On QoQ basis, while total income improved by 4% (with seasonally stronger investment income of +87%, offsetting seasonally lower net earned premium), EBIT dropped by 18% on higher combined ratio of 73.2% (+13.6ppts). Main culprit again was the higher claims incurred ratio of 47.1% (+12.5ppts) from Motor segment during 1Q18.

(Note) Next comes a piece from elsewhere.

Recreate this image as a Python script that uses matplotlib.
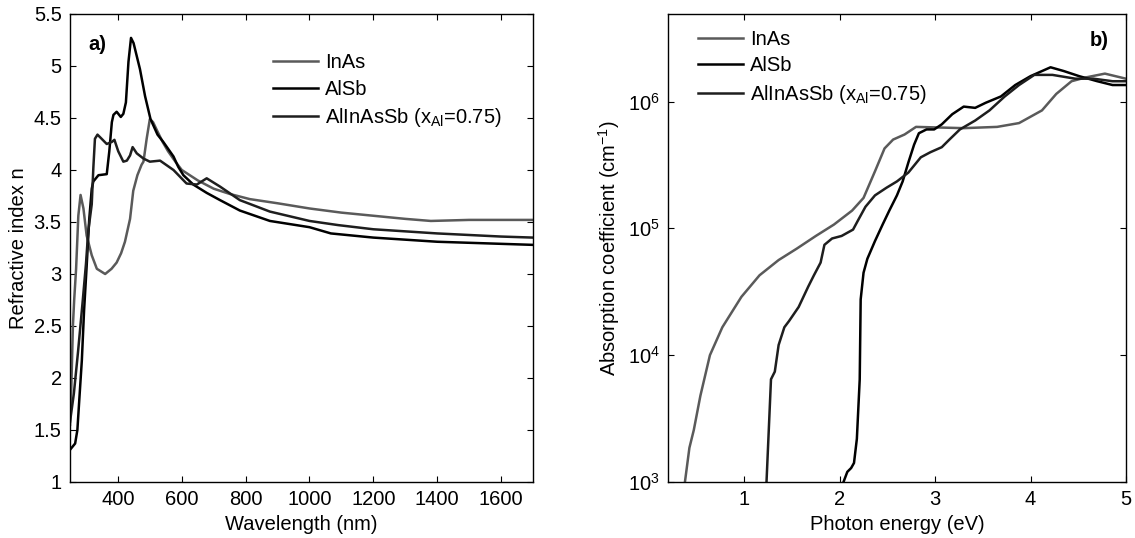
import numpy as np
import matplotlib
matplotlib.use('Agg')
import matplotlib.pyplot as plt
from matplotlib.ticker import FormatStrFormatter, NullLocator

plt.rcParams['font.family'] = ['Liberation Sans', 'DejaVu Sans']
plt.rcParams['mathtext.fontset'] = 'custom'
plt.rcParams['mathtext.rm'] = 'Liberation Sans'
plt.rcParams['mathtext.it'] = 'Liberation Sans:italic'
plt.rcParams['font.size'] = 14.5

# (a) 折射率 n vs 波长 (nm)
wl_inas = [250, 254, 259, 263, 269, 276, 283, 292, 302, 318, 334, 360, 380, 396, 410,
           422, 438, 448, 461, 474, 480, 490, 500, 510, 524, 540, 557, 580, 600, 650,
           700, 750, 813, 900, 1000, 1100, 1200, 1300, 1380, 1500, 1700]
n_inas = [1.55, 1.9, 2.5, 2.75, 3.05, 3.56, 3.76, 3.63, 3.37, 3.18, 3.05, 3.0, 3.05, 3.11, 3.2,
          3.31, 3.53, 3.8, 3.95, 4.05, 4.08, 4.3, 4.49, 4.46, 4.37, 4.27, 4.18, 4.08, 4.0, 3.9,
          3.82, 3.77, 3.72, 3.68, 3.63, 3.59, 3.56, 3.53, 3.51, 3.52, 3.52]

wl_alsb = [250, 266, 273, 279, 287, 294, 302, 310, 318, 323, 339, 365, 373, 381, 386,
           396, 409, 417, 425, 433, 441, 449, 469, 485, 502, 524, 542, 574, 589, 605,
           636, 678, 720, 782, 876, 1000, 1067, 1200, 1400, 1600, 1700]
n_alsb = [1.31, 1.37, 1.5, 1.79, 2.17, 2.65, 3.07, 3.52, 3.82, 3.89, 3.95, 3.96, 4.18, 4.46, 4.53,
          4.56, 4.51, 4.54, 4.65, 5.04, 5.27, 5.22, 4.97, 4.71, 4.49, 4.34, 4.27, 4.13, 4.03, 3.95,
          3.86, 3.78, 3.71, 3.61, 3.51, 3.45, 3.39, 3.35, 3.31, 3.29, 3.28]

wl_alinassb = [250, 262, 275, 290, 300, 307, 318, 323, 328, 336, 349, 365, 381, 389, 401,
               417, 428, 438, 446, 459, 480, 500, 532, 574, 615, 647, 678, 720, 782, 876,
               1000, 1090, 1200, 1400, 1600, 1700]
n_alinassb = [1.58, 1.85, 2.25, 2.75, 3.1, 3.41, 3.67, 4.02, 4.3, 4.34, 4.3, 4.25, 4.27, 4.29, 4.18,
              4.08, 4.09, 4.14, 4.22, 4.16, 4.11, 4.08, 4.09, 4.0, 3.87, 3.86, 3.92, 3.84, 3.71, 3.6,
              3.51, 3.47, 3.43, 3.39, 3.36, 3.35]

# (b) 吸收系数 (cm^-1) vs 光子能量 (eV)，取 log10
e_inas = [0.378, 0.425, 0.471, 0.54, 0.64, 0.77, 0.97, 1.16, 1.36, 1.55, 1.75, 1.94, 2.13, 2.25,
          2.37, 2.47, 2.56, 2.68, 2.80, 3.30, 3.65, 3.88, 4.12, 4.27, 4.43, 4.58, 4.78, 5.0]
lg_inas = [3.0, 3.27, 3.41, 3.68, 4.0, 4.22, 4.46, 4.63, 4.75, 4.84, 4.94, 5.03, 5.14, 5.24,
           5.45, 5.63, 5.70, 5.74, 5.80, 5.79, 5.80, 5.83, 5.93, 6.06, 6.16, 6.19, 6.22, 6.18]

e_alinassb = [1.233, 1.28, 1.32, 1.36, 1.42, 1.47, 1.57, 1.67, 1.73, 1.80, 1.84, 1.92, 2.02, 2.14,
              2.19, 2.27, 2.37, 2.49, 2.60, 2.72, 2.85, 2.95, 3.07, 3.15, 3.26, 3.42, 3.57, 3.73,
              3.88, 4.04, 4.23, 4.47, 4.66, 4.86, 5.0]
lg_alinassb = [3.0, 3.81, 3.87, 4.08, 4.22, 4.27, 4.38, 4.54, 4.63, 4.73, 4.87, 4.92, 4.94, 4.99,
               5.06, 5.17, 5.26, 5.32, 5.37, 5.44, 5.56, 5.60, 5.64, 5.70, 5.78, 5.85, 5.93, 6.04,
               6.13, 6.21, 6.21, 6.18, 6.18, 6.16, 6.16]

e_alsb = [2.04, 2.08, 2.12, 2.15, 2.18, 2.21, 2.22, 2.25, 2.29, 2.37, 2.45, 2.52, 2.60, 2.66,
          2.72, 2.78, 2.83, 2.91, 2.99, 3.07, 3.18, 3.30, 3.42, 3.53, 3.69, 3.84, 4.00, 4.12,
          4.21, 4.35, 4.51, 4.70, 4.86, 5.0]
lg_alsb = [3.0, 3.08, 3.11, 3.15, 3.34, 3.81, 4.44, 4.65, 4.76, 4.90, 5.03, 5.14, 5.26, 5.37,
           5.52, 5.66, 5.75, 5.78, 5.78, 5.82, 5.90, 5.96, 5.95, 5.99, 6.04, 6.13, 6.20, 6.24,
           6.27, 6.24, 6.20, 6.16, 6.13, 6.13]

labels = ['InAs', 'AlSb', r'AlInAsSb (x$_{\mathrm{Al}}$=0.75)']
colors = ['#5a5a5a', '#000000', '#1e1e1e']

fig = plt.figure(figsize=(11.35, 5.38), dpi=100)
ax1 = fig.add_axes([0.0617, 0.1041, 0.4079, 0.8699])
ax2 = fig.add_axes([0.5885, 0.1041, 0.4035, 0.8699])

ax1.plot(wl_inas, n_inas, color=colors[0], lw=1.8, label=labels[0])
ax1.plot(wl_alsb, n_alsb, color=colors[1], lw=1.8, label=labels[1])
ax1.plot(wl_alinassb, n_alinassb, color=colors[2], lw=1.8, label=labels[2])
ax1.set_xlim(250, 1700)
ax1.set_ylim(1, 5.5)
ax1.set_xticks(np.arange(400, 1700, 200))
ax1.set_yticks(np.arange(1, 5.51, 0.5))
ax1.yaxis.set_major_formatter(FormatStrFormatter('%g'))
ax1.set_xlabel('Wavelength (nm)', labelpad=4)
ax1.set_ylabel('Refractive index n', labelpad=4)
ax1.text(0.04, 0.935, 'a)', transform=ax1.transAxes, fontweight='bold',
         va='center')
ax1.legend(loc='upper left', bbox_to_anchor=(0.40, 0.955), frameon=False,
           handlelength=2.2, handletextpad=0.35, labelspacing=0.38)

ax2.semilogy(e_inas, 10 ** np.array(lg_inas), color=colors[0], lw=1.8, label=labels[0])
ax2.semilogy(e_alsb, 10 ** np.array(lg_alsb), color=colors[1], lw=1.8, label=labels[1])
ax2.semilogy(e_alinassb, 10 ** np.array(lg_alinassb), color=colors[2], lw=1.8, label=labels[2])
ax2.set_xlim(0.2, 5)
ax2.set_ylim(1e3, 4.9e6)
ax2.set_xticks([1, 2, 3, 4, 5])
ax2.set_yticks([1e3, 1e4, 1e5, 1e6])
ax2.yaxis.set_minor_locator(NullLocator())
ax2.set_xlabel('Photon energy (eV)', labelpad=4)
ax2.set_ylabel('Absorption coefficient (cm$^{-1}$)', labelpad=4)
ax2.text(0.92, 0.944, 'b)', transform=ax2.transAxes, fontweight='bold',
         va='center')
ax2.legend(loc='upper left', bbox_to_anchor=(0.027, 1.005), frameon=False,
           handlelength=2.2, handletextpad=0.35, labelspacing=0.38)

for ax in (ax1, ax2):
    ax.tick_params(direction='in', top=True, right=True, length=4, width=0.8, pad=6)
    for s in ax.spines.values():
        s.set_linewidth(1.0)

fig.savefig('out.png', dpi=100)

Sheltered from the industry’s liberalisation. Phase 2 of the framework on phased liberalisation of Motor and Fire Tariffs (where motor insurance for comprehensive cover and third-party fire and theft will be detariffed) has already commenced from 1st July 2017 onwards. While our concerns are on the undercutting of premium pricing that could induce greater competition, we understand that there were in fact not much of premiums revision seen thus far among the new motor insurance products, thanks to the risk-based capital framework in place as well as the thin margins that motor insurance are carrying. Another plus point that is sheltering the group to the stagnating motor insurance is its limited portfolio exposure which contributes 24% of the group’s 1Q18 gross written premiums (GWP), vis-à-vis other big players that have >50% exposure as well as the niche focus in the comprehensive and private car segments which give better experience ratings. Meanwhile on the claims side, though poorer experience was observed during the quarter at 47.1%, this is still lower than the peers which are hovering at 50%-75%, thanks to its strategic exposure in fire insurance (at 41%). We believe CIR should normalise back to the low-40% level for the remaining quarters (vs. our FY18E/FY19E assumption of 41%).
Maintain MARKET PERFORM with higher rollover TP of RM16.30 (from RM15.10). We tweaked our FY18E/FY19E CNP by -3% each for house-keeping purposes, while rolling over our valuation base year to FY19E. All in, our TP has been raised to RM16.30 which is still based on an unchanged blended FY19E PER/PBV ratio of 19.5x/2.9x (both based on LPI’s +1SD above its 3-year PER and PBV). Maintain MARKET PERFORM. Risks to our call include: (i) lower premium underwritten, hence growth, (ii) higher-than-expected combined ratio.